Merecem todo o respeito, mas tem que aprender a respeitar também, a dar espaço ao outro, não espaço físico, e sim espaço de tempo para que o outro tenha também direito à fala. Senão, como fumantes que poluem o ar a nossa volta, estes poluem o silêncio e o tempo de cada um.

E nós, os ouvintes?

Confesso que me cansa ouvir e ouvir e manter a atenção por muito tempo. Tenho dificuldade em manter a concentração na conversa do outro, quando esta é muito detalhada. Já me aconteceu muitas e muitas vezes de estar com alguém assim e durante a conversa o sujeito se perde em meio a tantos detalhes e eu me perco em meio aos meus pensamentos e depois de algum tempo o sujeito me pergunta o que eu penso. E eu digo que não sei ou peço desculpas dizendo que não prestei atenção. Quem foi mais mal educado? Quem fala demais, ou quem não lhe dá atenção? 😉

Até gosto de dar atenção às pessoas e principalmente, sei que elas gostam de atenção, gostam de ser paparicadas, que demonstremos interesse. Atenção ainda é, atualmente, das coisas mais escassas da qual precisamos. Mas tudo que é demais, tal atitude cansa e provoca um profundo tédio e desgosto, mesmo vindo das pessoas que amamos 😉

Frases e outros ditados sobre falar demais:

“Se existe uma unidade de medida para a fala, sem sombra de dúvidas seria a sensatez.”
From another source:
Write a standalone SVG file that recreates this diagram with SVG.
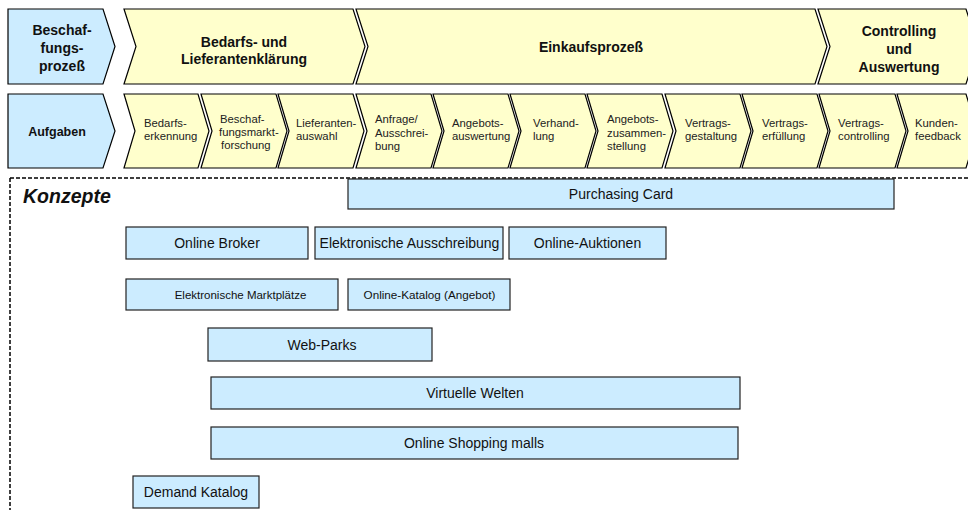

“O problema de falar é que ninguém impede que você diga a coisa errada.”

“Quem fala muito não tem nada a dizer.” Renato Russo

“Falar é prata, calar é ouro”

“Quem fala demais não sabe o que diz, e tropeça nas vírgulas.”

“O burro calado se passa por sábio.”

“É melhor ficar calado e parecer um idiota, do que abrir a boca e dar toda certeza.”